When she learned of his mission, Mrs. Lumpkin leased Lumpkin’s Jail to Colver, a move that would empower generations of Black students to come.
What became “God’s Half Acre” or Richmond Theological Seminary years later, evolved into Virginia Union University (VUU). The school is one of the nation’s oldest Historically Black Colleges and Universities (HBCUs).
While Lumpkin provided the first building in Richmond, the school is the result of a merger between four institutions founded by the American Baptist Home Mission Society.
The four schools included: Richmond Theological Seminary, Wayland Seminary, Hartshorn Memorial College and Storer College. Hartshorn was one of the first institutions established for the education of African American women. It merged with VUU in 1932.

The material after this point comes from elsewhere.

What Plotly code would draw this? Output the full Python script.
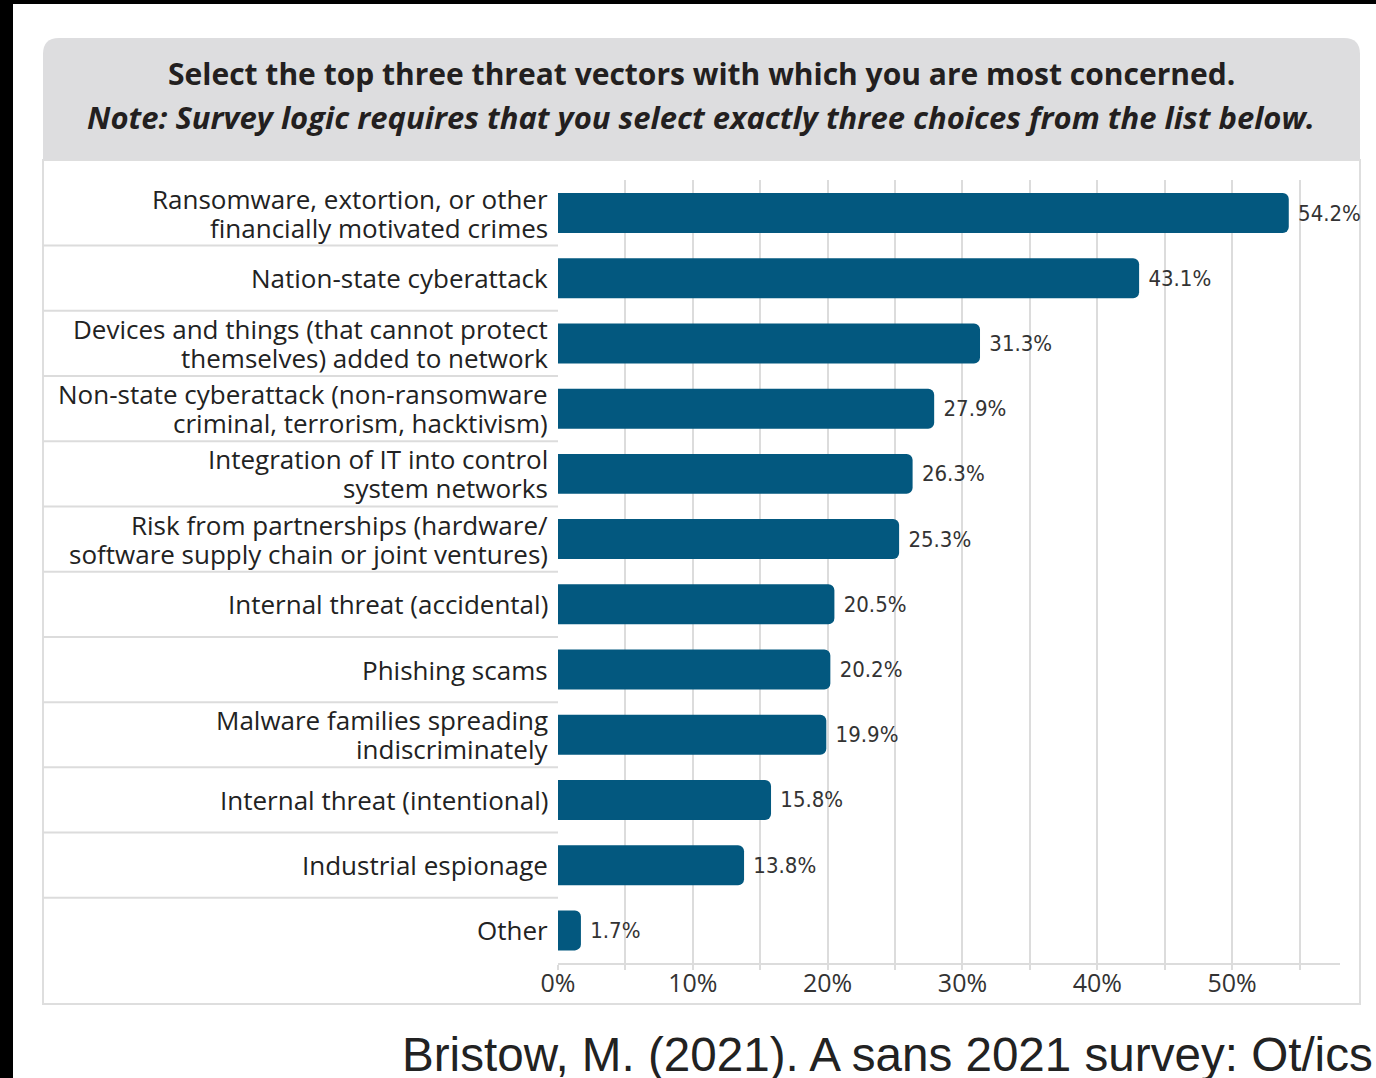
import plotly.graph_objects as go

# ---------------- data ----------------
categories = [
    "Ransomware, extortion, or other<br>financially motivated crimes",
    "Nation-state cyberattack",
    "Devices and things (that cannot protect<br>themselves) added to network",
    "Non-state cyberattack (non-ransomware<br>criminal, terrorism, hacktivism)",
    "Integration of IT into control<br>system networks",
    "Risk from partnerships (hardware/<br>software supply chain or joint ventures)",
    "Internal threat (accidental)",
    "Phishing scams",
    "Malware families spreading<br>indiscriminately",
    "Internal threat (intentional)",
    "Industrial espionage",
    "Other",
]
values = [54.2, 43.1, 31.3, 27.9, 26.3, 25.3, 20.5, 20.2, 19.9, 15.8, 13.8, 1.7]
tick_vals = [0, 10, 20, 30, 40, 50]
tick_labels = ["0%", "10%", "20%", "30%", "40%", "50%"]

title_line1 = "Select the top three threat vectors with which you are most concerned."
title_line2 = "Note: Survey logic requires that you select exactly three choices from the list below."
citation = "Bristow, M. (2021). A sans 2021 survey: Ot/ics"

# ---------------- geometry helpers ----------------
W, H = 1376, 1078
def fx(px):
    return px / W
def fy(py):
    return 1 - py / H

BAR_COLOR = "#03587f"
GRID = "#dcdcdc"
LABEL_FONT = "Open Sans, Noto Sans, sans-serif"
NARROW_FONT = "Liberation Sans Narrow, DejaVu Sans Condensed, sans-serif"
LINE_PITCH = 29

ids = list(range(len(categories)))

fig = go.Figure()
fig.add_trace(go.Bar(
    x=values,
    y=ids,
    orientation="h",
    marker=dict(color=BAR_COLOR, line=dict(width=0), cornerradius=6),
    text=[f" {v:.1f}%" for v in values],
    textposition="outside",
    textfont=dict(family=NARROW_FONT, size=22, color="#333333"),
    constraintext="none",
    cliponaxis=False,
    hoverinfo="skip",
))

shapes = []
# black screenshot edges
shapes.append(dict(type="rect", xref="paper", yref="paper",
                   x0=fx(0), x1=fx(W), y0=fy(0), y1=fy(4),
                   fillcolor="black", line=dict(width=0), layer="above"))
shapes.append(dict(type="rect", xref="paper", yref="paper",
                   x0=fx(0), x1=fx(13), y0=fy(0), y1=fy(H),
                   fillcolor="black", line=dict(width=0), layer="above"))
# white chart box with light border
shapes.append(dict(type="rect", xref="paper", yref="paper",
                   x0=fx(43), x1=fx(1360), y0=fy(160), y1=fy(1004),
                   fillcolor="white", line=dict(color="#dedede", width=2), layer="below"))
# header with rounded top corners
r = 16
L, R, T, B = 43, 1360, 38, 160
path = (f"M {fx(L)} {fy(B)} L {fx(L)} {fy(T + r)} Q {fx(L)} {fy(T)} {fx(L + r)} {fy(T)} "
        f"L {fx(R - r)} {fy(T)} Q {fx(R)} {fy(T)} {fx(R)} {fy(T + r)} L {fx(R)} {fy(B)} Z")
shapes.append(dict(type="path", xref="paper", yref="paper", path=path,
                   fillcolor="#dddddf", line=dict(width=0), layer="below"))
# row separators in label panel
for i in range(len(categories) - 1):
    shapes.append(dict(type="line", xref="paper", yref="y",
                       x0=fx(43), x1=fx(558), y0=i + 0.5, y1=i + 0.5,
                       line=dict(color=GRID, width=2), layer="below"))

annotations = [
    dict(text=f"<b>{title_line1}</b>", x=fx(701), y=fy(74), xref="paper", yref="paper",
         xanchor="center", yanchor="middle", showarrow=False,
         font=dict(family=LABEL_FONT, size=30, color="#231f20")),
    dict(text=f"<b><i>{title_line2}</i></b>", x=fx(701), y=fy(117), xref="paper", yref="paper",
         xanchor="center", yanchor="middle", showarrow=False,
         font=dict(family=LABEL_FONT, size=31, color="#231f20")),
    dict(text=citation, x=fx(400), y=fy(1054), xref="paper", yref="paper",
         xanchor="left", yanchor="middle", showarrow=False,
         font=dict(family="Liberation Sans, Arial, sans-serif", size=47.6, color="#222222")),
]

# category labels, one annotation per line for tight line spacing
for i, cat in enumerate(categories):
    lines = cat.split("<br>")
    n = len(lines)
    for k, ln in enumerate(lines):
        shift = ((n - 1) / 2 - k) * LINE_PITCH
        annotations.append(dict(
            text=ln, x=fx(550), y=i, xref="paper", yref="y",
            xanchor="right", yanchor="middle", yshift=shift, showarrow=False,
            font=dict(family=LABEL_FONT, size=26, color="#222222")))

fig.update_layout(
    width=W, height=H,
    margin=dict(l=0, r=0, t=0, b=0),
    paper_bgcolor="white",
    plot_bgcolor="rgba(0,0,0,0)",
    showlegend=False,
    bargap=0.387,
    shapes=shapes,
    annotations=annotations,
    xaxis=dict(
        domain=[fx(558), fx(1340)],
        range=[0, 58],
        tickvals=tick_vals,
        ticktext=tick_labels,
        tickfont=dict(family=LABEL_FONT, size=25, color="#333333"),
        showgrid=True, gridcolor=GRID, gridwidth=2,
        showline=True, linecolor=GRID, linewidth=2,
        ticks="outside", ticklen=5, tickcolor=GRID, tickwidth=2,
        ticklabelstandoff=-8,
        minor=dict(dtick=5, showgrid=True, gridcolor=GRID, gridwidth=2,
                   ticks="outside", ticklen=5, tickcolor=GRID, tickwidth=2),
        zeroline=False,
        automargin=False,
        fixedrange=True,
    ),
    yaxis=dict(
        domain=[fy(963), fy(180.4)],
        range=[len(categories) - 0.5, -0.5],
        tickvals=ids,
        showticklabels=False,
        ticks="", showgrid=False, zeroline=False, showline=False,
        automargin=False,
        fixedrange=True,
    ),
)

fig.write_html("out.html", config={"displayModeBar": False},
               post_script="document.body.style.margin='0';")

“We always tell the stories of our Black male heroes , but we don’t hear much about our sheroes,” said Dr. Tinsley, who said Virginia Union University would not exist without Mary Lumpkin. “She was an incredibly courageous woman.”
For generations, VUU has produced some of the nation’s most prominent trailblazers, including America’s first Black governor Doug Wilder.
The Richmond 34, a group of students who led a peaceful sit-in at a Thalhimers department store’s segregated lunch counter, is also a part of the legacy of VUU.
“Virginia Union University is the legacy of Mary Lumpkin, but it is also the legacy of every African American woman that’s alive today and has lived and struggled before for her children,” VUU President Dr. Hakim Lucas said. “Mary Lumpkin represents the highest form of the ideal of what social justice means for us in our world today.”
When asked what he thinks Mrs. Lumpkin would say if she saw what VUU has become today, Dr. Lucas said he thinks she would be proud.
“I think ultimately, if she was here and she could see with her eyes all that was done with her obedience, I think she would say ‘yes,’ maybe a tear, maybe no words at all, maybe just a gentle nod like ‘yes.‘”
“She [Mary Lumpkin] did the best she could with what she had and look at what the best turned out to be, a whole university,” said a proud Dr. Herron.
Dr. Herron, who first learned of Lumpkin’s story while overhearing a family member speak of it when she was nine years old, plans to perform historical re-enactments in hopes that more people will learn about her beloved great-great-grandmother and her connection to VUU.
“If you are serious about creating change and really impacting the lives of people of color today, there’s no better way to demonstrate that seriousness than to support , participate, or at least learn about a Historically Black College and University,” Dr. Lucas said. “They are the reasons why America is what it is today.”